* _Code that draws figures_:
.....

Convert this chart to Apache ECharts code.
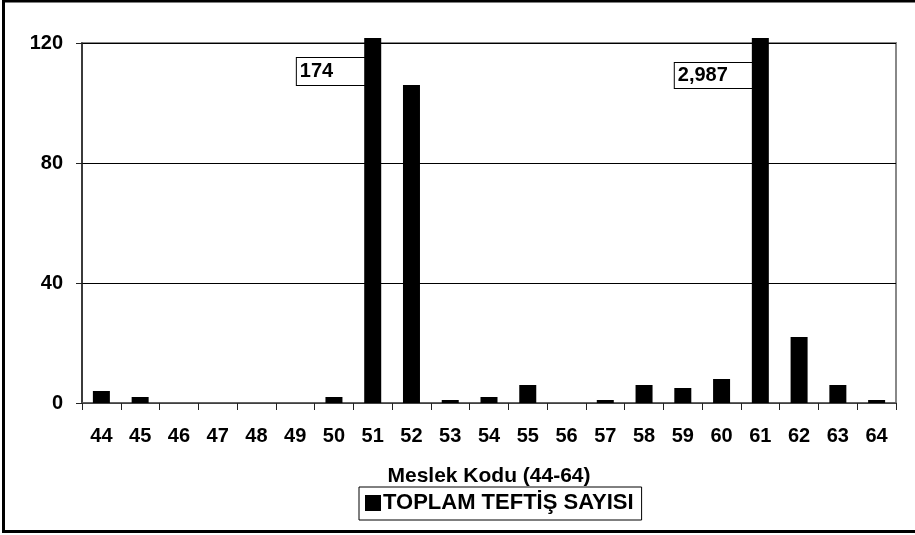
<!DOCTYPE html>
<html>
<head>
<meta charset="utf-8">
<script src="https://cdn.jsdelivr.net/npm/echarts@6/dist/echarts.min.js"></script>
<style>
html,body{margin:0;padding:0;background:#fff;}
#c{width:915px;height:535px;}
</style>
</head>
<body>
<div id="c"></div>
<script>
const categories = ['44','45','46','47','48','49','50','51','52','53','54','55','56','57','58','59','60','61','62','63','64'];
const values = [4, 2, 0, 0, 0, 0, 2, 174, 106, 1, 2, 6, 0, 1, 6, 5, 8, 2987, 22, 6, 1];
const yTicks = [0, 40, 80, 120];
const seriesName = 'TOPLAM TEFTİŞ SAYISI';
const axisTitle = 'Meslek Kodu (44-64)';

const yMax = yTicks[yTicks.length - 1];
const overflowCap = yMax * 1.014;
const FONT = 'Liberation Sans, Arial, sans-serif';
const FS = 20;
const FS_TEXT = 21;

const barData = values.map((v, i) => {
  if (v > yMax) {
    const big = v > 1000;
    return {
      value: overflowCap,
      label: {
        show: true,
        position: [0, big ? 25 : 20],
        align: 'right',
        verticalAlign: 'top',
        formatter: () => v.toLocaleString('en-US'),
        color: '#000',
        fontFamily: FONT,
        fontWeight: 'bold',
        fontSize: FS,
        lineHeight: 20,
        backgroundColor: '#fff',
        borderColor: '#000',
        borderWidth: 1,
        padding: big ? [3, 24, 2, 3] : [4, 31, 3, 3]
      }
    };
  }
  return v;
});

const chart = echarts.init(document.getElementById('c'), null, {renderer: 'canvas'});
chart.setOption({
  animation: false,
  backgroundColor: '#fff',
  textStyle: {fontFamily: FONT},
  grid: {left: 82, top: 43, right: 19, bottom: 132, show: true, borderColor: '#888', borderWidth: 2, backgroundColor: 'transparent'},
  xAxis: {
    type: 'category',
    data: categories,
    name: axisTitle,
    nameLocation: 'middle',
    nameGap: 63,
    nameTextStyle: {color: '#000', fontSize: FS_TEXT, fontWeight: 'bold', fontFamily: FONT},
    axisLine: {lineStyle: {color: '#555', width: 1.5}},
    axisTick: {show: true, length: 7, lineStyle: {color: '#222'}},
    axisLabel: {color: '#000', fontSize: FS, fontWeight: 'bold', fontFamily: FONT, margin: 23}
  },
  yAxis: {
    type: 'value',
    min: 0,
    max: yMax,
    interval: 40,
    axisLine: {show: true, lineStyle: {color: '#222', width: 1.5}},
    axisTick: {show: true, length: 6, lineStyle: {color: '#222'}},
    axisLabel: {color: '#000', fontSize: FS, fontWeight: 'bold', fontFamily: FONT, margin: 19},
    splitLine: {show: true, lineStyle: {color: '#000', width: 1}}
  },
  legend: {
    show: true,
    data: [seriesName],
    left: 359,
    top: 487,
    itemWidth: 16,
    itemHeight: 16,
    itemGap: 4,
    padding: [5, 8, 6, 6],
    borderColor: '#000',
    borderWidth: 1,
    icon: 'rect',
    textStyle: {color: '#000', fontSize: 22, fontWeight: 'bold', fontFamily: FONT, padding: [0, 0, 0, -3]}
  },
  graphic: [{
    type: 'rect',
    shape: {x: 3.5, y: 1, width: 915, height: 530.5},
    style: {fill: 'none', stroke: '#000', lineWidth: 3},
    silent: true
  }],
  series: [{
    name: seriesName,
    type: 'bar',
    data: barData,
    barWidth: 17,
    clip: false,
    itemStyle: {color: '#000'},
    label: {show: false}
  }]
});
</script>
</body>
</html>
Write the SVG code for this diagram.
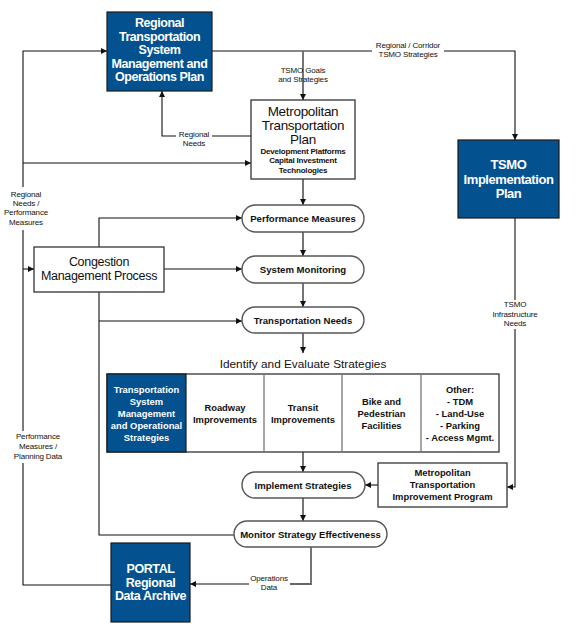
<svg xmlns="http://www.w3.org/2000/svg" width="584" height="636" viewBox="0 0 584 636">
<defs>
<style>
.blue{fill:#03528f;stroke:#1a1a1a;stroke-width:1.2}
.box{fill:#fff;stroke:#333;stroke-width:1.3}
.pill{fill:#fff;stroke:#555;stroke-width:1.4}
.wt{fill:#fff;font-family:"Liberation Sans",Arial,sans-serif;font-weight:bold;text-anchor:middle}
.bt{fill:#111;font-family:"Liberation Sans",Arial,sans-serif;font-weight:bold;text-anchor:middle}
.nt{fill:#111;font-family:"Liberation Sans",Arial,sans-serif;text-anchor:middle}
.sm{fill:#111;font-family:"Liberation Sans",Arial,sans-serif;font-size:8px;text-anchor:middle;letter-spacing:-0.15px}
.ln{fill:none;stroke:#111;stroke-width:1.1}
.gl{fill:none;stroke:#666;stroke-width:1.8}
</style>
<marker id="ah" viewBox="0 0 10 10" refX="10" refY="5" markerWidth="6" markerHeight="6" markerUnits="userSpaceOnUse" orient="auto"><path d="M0,0 L10,5 L0,10 z" fill="#111"/></marker>
</defs>
<rect width="584" height="636" fill="#fff"/>

<g id="connectors">
<path class="ln" d="M111,585 H23 V463"/>
<path class="ln" d="M23,431 V230"/>
<path class="ln" d="M23,187 V51 H107" marker-end="url(#ah)"/>
<path class="ln" d="M23,163 H251" marker-end="url(#ah)"/>
<path class="ln" d="M23,269 H34" marker-end="url(#ah)"/>
<path class="ln" d="M212,51 H515 V140" marker-end="url(#ah)"/>
<path class="gl" d="M303,51 V100" marker-end="url(#ah)"/>
<path class="ln" d="M251,136 H162 V91" marker-end="url(#ah)"/>
<path class="gl" d="M303,179 V205" marker-end="url(#ah)"/>
<path class="gl" d="M303,232 V256" marker-end="url(#ah)"/>
<path class="gl" d="M303,283 V307" marker-end="url(#ah)"/>
<path class="gl" d="M303,333 V353" marker-end="url(#ah)"/>
<path class="gl" d="M303,452 V472" marker-end="url(#ah)"/>
<path class="gl" d="M303,498 V521" marker-end="url(#ah)"/>
<path class="ln" d="M99,247 V218 H242" marker-end="url(#ah)"/>
<path class="ln" d="M164,269 H242" marker-end="url(#ah)"/>
<path class="ln" d="M99,292 V535 H234"/>
<path class="ln" d="M99,321 H242" marker-end="url(#ah)"/>
<path class="ln" d="M515,218 V300"/>
<path class="ln" d="M515,329 V487 H507" marker-end="url(#ah)"/>
<path class="ln" d="M378,485 H365" marker-end="url(#ah)"/>
<path class="gl" d="M311,547 V584 H290"/>
<path class="ln" d="M249,584 H190" marker-end="url(#ah)"/>
<rect x="372" y="40" width="72" height="20" fill="#fff"/>
<text class="sm" x="408" y="48">Regional / Corridor</text>
<text class="sm" x="408" y="57">TSMO Strategies</text>
<text class="sm" x="303" y="73">TSMO Goals</text>
<text class="sm" x="303" y="82">and Strategies</text>
<rect x="176" y="130" width="36" height="8" fill="#fff"/>
<text class="sm" x="194" y="137">Regional</text>
<text class="sm" x="194" y="146">Needs</text>
<text class="sm" x="26" y="197">Regional</text>
<text class="sm" x="26" y="206">Needs /</text>
<text class="sm" x="26" y="215">Performance</text>
<text class="sm" x="26" y="225">Measures</text>
<text class="sm" x="38" y="439">Performance</text>
<text class="sm" x="38" y="449">Measures /</text>
<text class="sm" x="38" y="459">Planning Data</text>
<text class="sm" x="515" y="307">TSMO</text>
<text class="sm" x="515" y="317">Infrastructure</text>
<text class="sm" x="515" y="326">Needs</text>
<text class="sm" x="269" y="581">Operations</text>
<text class="sm" x="269" y="590">Data</text>
</g>

<g id="regional-tsmo">
<rect class="blue" x="107" y="12" width="105" height="79"/>
<text class="wt" font-size="12.5" letter-spacing="-0.45"><tspan x="159.5" y="27">Regional</tspan><tspan x="159.5" y="40.5">Transportation</tspan><tspan x="159.5" y="54">System</tspan><tspan x="159.5" y="67.5">Management and</tspan><tspan x="159.5" y="81">Operations Plan</tspan></text>
</g>

<g id="mtp">
<rect class="box" x="251" y="100" width="104" height="79"/>
<text class="nt" font-size="13.5" letter-spacing="-0.3"><tspan x="303" y="116">Metropolitan</tspan><tspan x="303" y="130">Transportation</tspan><tspan x="303" y="144">Plan</tspan></text>
<text class="bt" font-size="8" letter-spacing="-0.2"><tspan x="303" y="154">Development Platforms</tspan><tspan x="303" y="163">Capital Investment</tspan><tspan x="303" y="173">Technologies</tspan></text>
</g>

<g id="tsmo-impl">
<rect class="blue" x="458" y="140" width="101" height="78"/>
<text class="wt" font-size="13" letter-spacing="-0.45"><tspan x="508.5" y="169">TSMO</tspan><tspan x="508.5" y="183.5">Implementation</tspan><tspan x="508.5" y="197.5">Plan</tspan></text>
</g>

<g id="cmp">
<rect class="box" x="34" y="247" width="130" height="45"/>
<text class="nt" font-size="12.5" letter-spacing="-0.3"><tspan x="99" y="266">Congestion</tspan><tspan x="99" y="280">Management Process</tspan></text>
</g>

<g id="perf-measures">
<rect class="pill" x="242" y="205" width="122" height="27" rx="13.5"/>
<text class="bt" font-size="9.6" x="303" y="222">Performance Measures</text>
</g>

<g id="sys-monitoring">
<rect class="pill" x="242" y="256" width="122" height="27" rx="13.5"/>
<text class="bt" font-size="9.6" x="303" y="273">System Monitoring</text>
</g>

<g id="trans-needs">
<rect class="pill" x="242" y="307" width="122" height="26" rx="13"/>
<text class="bt" font-size="9.6" x="303" y="323.5">Transportation Needs</text>
</g>

<g id="strategies">
<text class="nt" font-size="11.8" x="303" y="368">Identify and Evaluate Strategies</text>
<rect class="box" x="107" y="374" width="392" height="78" stroke="#111"/>
<rect class="blue" x="107" y="374" width="79" height="78"/>
<path d="M264,374 V452 M342,374 V452 M421,374 V452" stroke="#777" stroke-width="1.3"/>
<text class="wt" font-size="9.4"><tspan x="146.5" y="393">Transportation</tspan><tspan x="146.5" y="405">System</tspan><tspan x="146.5" y="417">Management</tspan><tspan x="146.5" y="428.5">and Operational</tspan><tspan x="146.5" y="440.5">Strategies</tspan></text>
<text class="bt" font-size="9.4"><tspan x="225" y="411">Roadway</tspan><tspan x="225" y="422.5">Improvements</tspan></text>
<text class="bt" font-size="9.4"><tspan x="303" y="411">Transit</tspan><tspan x="303" y="422.5">Improvements</tspan></text>
<text class="bt" font-size="9.4"><tspan x="381.5" y="405">Bike and</tspan><tspan x="381.5" y="417">Pedestrian</tspan><tspan x="381.5" y="428.5">Facilities</tspan></text>
<text class="bt" font-size="9.4"><tspan x="460" y="393">Other:</tspan><tspan x="460" y="405">- TDM</tspan><tspan x="460" y="417">- Land-Use</tspan><tspan x="460" y="428.5">- Parking</tspan><tspan x="460" y="440.5">- Access Mgmt.</tspan></text>
</g>

<g id="implement">
<rect class="pill" x="242" y="472" width="123" height="26" rx="13"/>
<text class="bt" font-size="9.6" x="303" y="488.5">Implement Strategies</text>
</g>

<g id="mtip">
<rect class="box" x="378" y="463" width="129" height="44"/>
<text class="bt" font-size="9.4"><tspan x="442.5" y="476">Metropolitan</tspan><tspan x="442.5" y="488">Transportation</tspan><tspan x="442.5" y="499.5">Improvement Program</tspan></text>
</g>

<g id="monitor">
<rect class="pill" x="234" y="521" width="153" height="26" rx="13"/>
<text class="bt" font-size="9.6" x="310.5" y="537.5">Monitor Strategy Effectiveness</text>
</g>

<g id="portal">
<rect class="blue" x="111" y="543" width="79" height="79"/>
<text class="wt" font-size="12.5" letter-spacing="-0.4"><tspan x="150.5" y="573">PORTAL</tspan><tspan x="150.5" y="586.5">Regional</tspan><tspan x="150.5" y="600">Data Archive</tspan></text>
</g>
</svg>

.....

* _SET TASK_:
Return only the lines running from the start of the entries above to the line that contains "const FS_TEXT = 21;", inclusive, and omit every picture.

* _OUTPUT_:
Convert this chart to Apache ECharts code.
<!DOCTYPE html>
<html>
<head>
<meta charset="utf-8">
<script src="https://cdn.jsdelivr.net/npm/echarts@6/dist/echarts.min.js"></script>
<style>
html,body{margin:0;padding:0;background:#fff;}
#c{width:915px;height:535px;}
</style>
</head>
<body>
<div id="c"></div>
<script>
const categories = ['44','45','46','47','48','49','50','51','52','53','54','55','56','57','58','59','60','61','62','63','64'];
const values = [4, 2, 0, 0, 0, 0, 2, 174, 106, 1, 2, 6, 0, 1, 6, 5, 8, 2987, 22, 6, 1];
const yTicks = [0, 40, 80, 120];
const seriesName = 'TOPLAM TEFTİŞ SAYISI';
const axisTitle = 'Meslek Kodu (44-64)';

const yMax = yTicks[yTicks.length - 1];
const overflowCap = yMax * 1.014;
const FONT = 'Liberation Sans, Arial, sans-serif';
const FS = 20;
const FS_TEXT = 21;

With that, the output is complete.